While his UK counterparts can expect negotiations to be robust, they may be surprised to find Hogan willing to compromise, to accommodate, or to cooperate. The next EU trade commissioner is intimately acquainted with the complexity of Brexit’s intricacies, for the simple reason that he is an Irish politician, acutely aware of Ireland’s national interests.

On the other hand, the appointment of Hogan to the trade portfolio may also transpire to be a bona fide gift to the United Kingdom, for he, above any other appointee to the von der Leyen Commission, wants a close and fruitful future trading relationship between the UK and his native Ireland. And in such uncertain and unpredictable times, one thing that seems irrefutable is that a trade deal that works for Ireland will work for the rest of the EU. While in this instance there is convergence between the interests of Ireland and other member states, a commissioner will not always enjoy such a luxury.

The job of an EU Commissioner is conceived by a strange contradiction: individuals are selected by their national governments, but they are appointed not to represent their country or the government they owe their job to; instead, their role is to serve all European citizens. Hogan has not been the first EU Commissioner to be criticised for giving voice to national interests while supposedly serving to defend the interests of all Member States. However, it has come as a shock to many to find that Hogan now inherits a portfolio that will give him an even more obvious platform to advocate for the interests of his native Ireland.

Phil Hogan believes in the pragmatic, practical and economic incentives for the European Union. He understands that Ireland has benefited deeply from EU membership; that Ireland’s economy grew with the help of EU subsidies and grants in the years after its accession, and that even today, his native country owes much of its financial prosperity to internal market access and free movement rules. It may be unfair to suggest that Hogan does not believe ideologically in the European Union, but he could never be accused of being a European federalist. It’s difficult even to label him as an integrationist.

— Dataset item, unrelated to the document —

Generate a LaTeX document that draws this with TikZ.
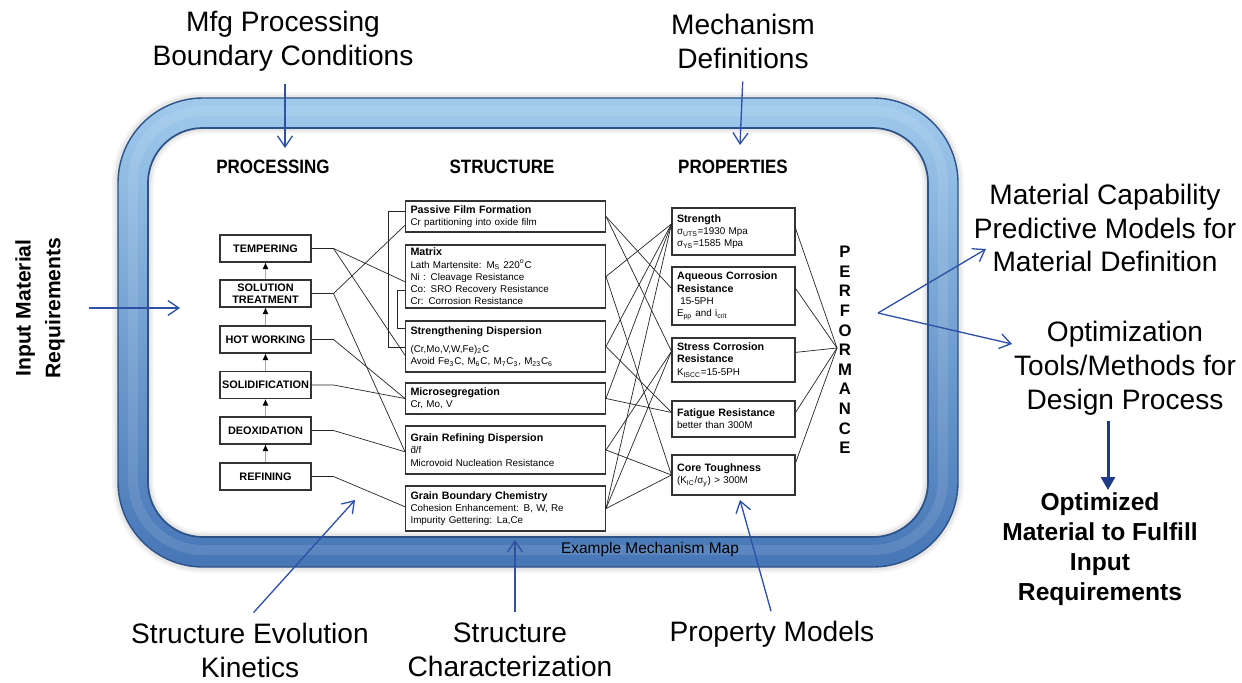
\documentclass[tikz,border=0pt]{standalone}
\usepackage{fontspec}
\setmainfont{Liberation Sans}
\usetikzlibrary{arrows.meta,calc}

\definecolor{arrowblue}{RGB}{46,80,165}
\definecolor{navy}{RGB}{31,58,135}
\definecolor{tubeedge}{RGB}{45,82,135}
\definecolor{tubetop}{RGB}{160,202,236}
\definecolor{tubemid}{RGB}{86,136,200}
\definecolor{tubelow}{RGB}{70,118,182}

\newcommand{\boxtitle}[1]{{\fontsize{6.1}{7}\selectfont\bfseries #1}}
\newcommand{\hdrtext}[1]{\scalebox{0.88}[1]{#1}}

\tikzset{
  procbox/.style={draw=black!80,line width=0.6pt,minimum width=1.82cm,minimum height=0.54cm,
    inner sep=0pt,align=center,font=\bfseries\fontsize{6.2}{6.8}\selectfont},
  strbox/.style={draw=black!80,line width=0.6pt,minimum width=4cm,inner sep=0pt,
    text width=3.8cm,align=left,font=\fontsize{5.6}{7}\selectfont},
  propbox/.style={draw=black!80,line width=0.6pt,minimum width=2.46cm,inner sep=0pt,
    text width=2.26cm,align=left,font=\fontsize{5.6}{7}\selectfont},
  hdr/.style={font=\bfseries\fontsize{11}{13}\selectfont},
  perf/.style={font=\bfseries\fontsize{9.5}{10}\selectfont,inner sep=0pt},
  link/.style={black!85,line width=0.4pt},
  flow/.style={gray!70,line width=0.5pt,-{Latex[length=1.3mm,width=1.2mm,black]}},
  note/.style={align=center,font=\fontsize{16}{19.3}\selectfont},
  inputlbl/.style={align=center,font=\bfseries\fontsize{12}{17}\selectfont,rotate=90},
  result/.style={align=center,font=\bfseries\fontsize{14}{17}\selectfont},
  bluearr/.style={arrowblue,line width=0.75pt,-{Straight Barb[length=2.2mm,width=3mm]}},
  navyarr/.style={navy,line width=1.7pt,-{Triangle[length=2.6mm,width=2.8mm]}},
  tube/.style={rounded corners=1.4cm},
}

\begin{document}
\begin{tikzpicture}[x=0.02cm,y=-0.02cm]
\useasboundingbox (0,0) rectangle (1242,683);

% frame
\fill[white,tube] (133,113) rectangle (943,552);
\draw[black,opacity=0.04,line width=0.84cm,tube] (133,113) rectangle (943,552);
\draw[black,opacity=0.06,line width=0.74cm,tube] (133,113) rectangle (943,552);
\shade[even odd rule,top color=tubetop,middle color=tubemid,bottom color=tubelow]
  [rounded corners=1.7cm] (118,98) rectangle (958,567)
  [rounded corners=1.1cm] (148,128) rectangle (928,537);
\draw[white,opacity=0.1,line width=0.2cm,tube] (133,111) rectangle (943,550);
\draw[tubeedge,line width=0.8pt,rounded corners=1.7cm] (118,98) rectangle (958,567);
\draw[tubeedge,line width=1pt,rounded corners=1.1cm] (148,128) rectangle (928,537);

% column headers
\node[hdr] (hProc) at (273,167) {\hdrtext{PROCESSING}};
\node[hdr] (hStru) at (502,167) {\hdrtext{STRUCTURE}};
\node[hdr] (hProp) at (733,167) {\hdrtext{PROPERTIES}};

% processing steps
\node[procbox] (pTem) at (265.5,248.5) {TEMPERING};
\node[procbox] (pSol) at (265.5,293.5) {SOLUTION\\TREATMENT};
\node[procbox] (pHot) at (265.5,339.5) {HOT WORKING};
\node[procbox] (pSld) at (265.5,385) {SOLIDIFICATION};
\node[procbox] (pDeo) at (265.5,430.5) {DEOXIDATION};
\node[procbox] (pRef) at (265.5,476.5) {REFINING};
\foreach \a/\b in {pRef/pDeo,pDeo/pSld,pSld/pHot,pHot/pSol,pSol/pTem}
  \draw[flow] (\a.north) -- (\b.south);

% structure
\node[strbox,minimum height=0.62cm] (sPas) at (505.5,216.5) {\boxtitle{Passive Film Formation}\\Cr partitioning into oxide film};
\node[strbox,minimum height=1.26cm] (sMat) at (505.5,276.5) {\boxtitle{Matrix}\\Lath Martensite: M\textsubscript{S} 220\textsuperscript{o}C\\Ni : Cleavage Resistance\\Co: SRO Recovery Resistance\\Cr: Corrosion Resistance};
\node[strbox,minimum height=1.02cm] (sSdp) at (505.5,346.5) {\boxtitle{Strengthening Dispersion}\\[3pt](Cr,Mo,V,W,Fe)\textsubscript{2}C\\Avoid Fe\textsubscript{3}C, M\textsubscript{6}C, M\textsubscript{7}C\textsubscript{3}, M\textsubscript{23}C\textsubscript{6}};
\node[strbox,minimum height=0.62cm] (sMic) at (505.5,398.5) {\boxtitle{Microsegregation}\\Cr, Mo, V};
\node[strbox,minimum height=0.96cm] (sGrf) at (505.5,450) {\boxtitle{Grain Refining Dispersion}\\\={d}/f\\Microvoid Nucleation Resistance};
\node[strbox,minimum height=0.9cm] (sGbc) at (505.5,508.5) {\boxtitle{Grain Boundary Chemistry}\\Cohesion Enhancement: B, W, Re\\Impurity Gettering: La,Ce};

% properties
\node[propbox,minimum height=0.94cm] (rStr) at (733.5,231.5) {\boxtitle{Strength}\\σ\textsubscript{UTS}=1930 Mpa\\σ\textsubscript{YS}=1585 Mpa};
\node[propbox,minimum height=1.16cm] (rAqu) at (733.5,296) {\boxtitle{Aqueous Corrosion}\\\boxtitle{Resistance}\\\ 15-5PH\\E\textsubscript{pp} and i\textsubscript{crit}};
\node[propbox,minimum height=0.88cm] (rStc) at (733.5,360) {\boxtitle{Stress Corrosion}\\\boxtitle{Resistance}\\K\textsubscript{ISCC}=15-5PH};
\node[propbox,minimum height=0.72cm] (rFat) at (733.5,419) {\boxtitle{Fatigue Resistance}\\better than 300M};
\node[propbox,minimum height=0.8cm] (rCor) at (733.5,475) {\boxtitle{Core Toughness}\\(K\textsubscript{IC}/σ\textsubscript{y}) > 300M};

% performance
\foreach \ch [count=\i] in {P,E,R,F,O,R,M,A,N,C,E}
  \node[perf] (perf\i) at (845,{232.4+19.6*\i}) {\ch};
\coordinate (perfJoin) at (837,348);

% processing -> structure
\draw[link] (pTem.east) -- ++(22,0) coordinate (jTem) -- (sMat.183);
\draw[link] (jTem) -- (sSdp.185);
\draw[link] (pSol.east) -- ++(22,0) coordinate (jSol) -- (sPas.185);
\draw[link] (jSol) -- (sGrf.181);
\draw[link] (pHot.east) -- ++(22,0) -- (sMic.west);
\draw[link] (pSld.east) -- ++(22,0) -- (sMic.west);
\draw[link] (pDeo.east) -- ++(22,0) -- (sGrf.181);
\draw[link] (pRef.east) -- ++(22,0) -- (sGbc.179);
\draw[link] ($(sPas.west)+(0,-5.5)$) -- ++(-17,0) |- ($(sSdp.west)+(0,0.5)$);
\draw[link] ($(sMat.west)+(0,13.5)$) -- ++(-8,0) |- ($(sSdp.west)+(0,-18.5)$);

% structure -> properties
\foreach \s/\t in {sPas/rAqu.173,sPas/rStc.172,sMat/rStr.173,sMat/rCor.180,
    sSdp/rStr.173,sSdp/rFat.174,sMic/rStr.173,sMic/rFat.174,sGrf/rStc.172,
    sGrf/rCor.180,sGbc/rStr.173,sGbc/rStc.172,sGbc/rCor.180}
  \draw[link] (\s.east) -- (\t);

% properties -> performance
\foreach \n/\a in {rStr/3,rAqu/7,rStc/7,rFat/6,rCor/11}
  \draw[link] (\n.\a) -- (perfJoin);

\node[font=\fontsize{8.8}{10}\selectfont] (mapNote) at (650,549) {Example Mechanism Map};

% outer labels
\node[note] (mfg) at (283,41) {Mfg Processing\\Boundary Conditions};
\node[note] (mech) at (743,41) {Mechanism\\Definitions};
\node[inputlbl] (input) at (40,308) {Input Material\\Requirements};
\node[note] (matCap) at (1105,228) {Material Capability\\Predictive Models for\\Material Definition};
\node[note] (optim) at (1125,368) {Optimization\\Tools/Methods for\\Design Process};
\node[result] (optMat) at (1100,549) {Optimized\\Material to Fulfill\\Input\\Requirements};
\node[note] (strEvo) at (250,650) {Structure Evolution\\Kinetics};
\node[note] (strChar) at (510,650) {Structure\\Characterization};
\node[note] (propMod) at (772,634) {Property Models};

% blue arrows
\coordinate (mfgTip) at (285,148);
\coordinate (mechTip) at (740,145);
\coordinate (inTip) at (180,308);
\coordinate (perfOut) at (878,313);
\coordinate (capTip) at (986,249);
\coordinate (optTip) at (1012,344);
\coordinate (resTip) at (1108,490);
\coordinate (evoTip) at (355,500);
\coordinate (charTip) at (515,540);
\coordinate (modTip) at (740,500);
\draw[bluearr,shorten <=4pt] (mfg.south -| mfgTip) -- (mfgTip);
\draw[bluearr,shorten <=4pt] (mech.south) -- (mechTip);
\draw[bluearr,shorten <=10pt] (input.south) -- (inTip);
\draw[bluearr] (perfOut) -- (capTip);
\draw[bluearr] (perfOut) -- (optTip);
\draw[navyarr] (optim.south -| resTip) -- (resTip);
\draw[bluearr,shorten <=3pt] (strEvo.north) -- (evoTip);
\draw[bluearr,shorten <=3pt] (strChar.north -| charTip) -- (charTip);
\draw[bluearr,shorten <=2pt] (propMod.north) -- (modTip);
\end{tikzpicture}
\end{document}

Ursula von der Leyen has made a sensible choice in selecting her trade commissioner: Phil Hogan will be effective and resolute when faced with the unenviable task of engaging in talks on a future UK trade deal, whatever format that might take. The only question, then, is whether Hogan will engage to the same degree when the issues before him affect Ireland less directly. Will he approach negotiations with Mercosur and ASEAN countries with the same vigour that he devotes to the UK?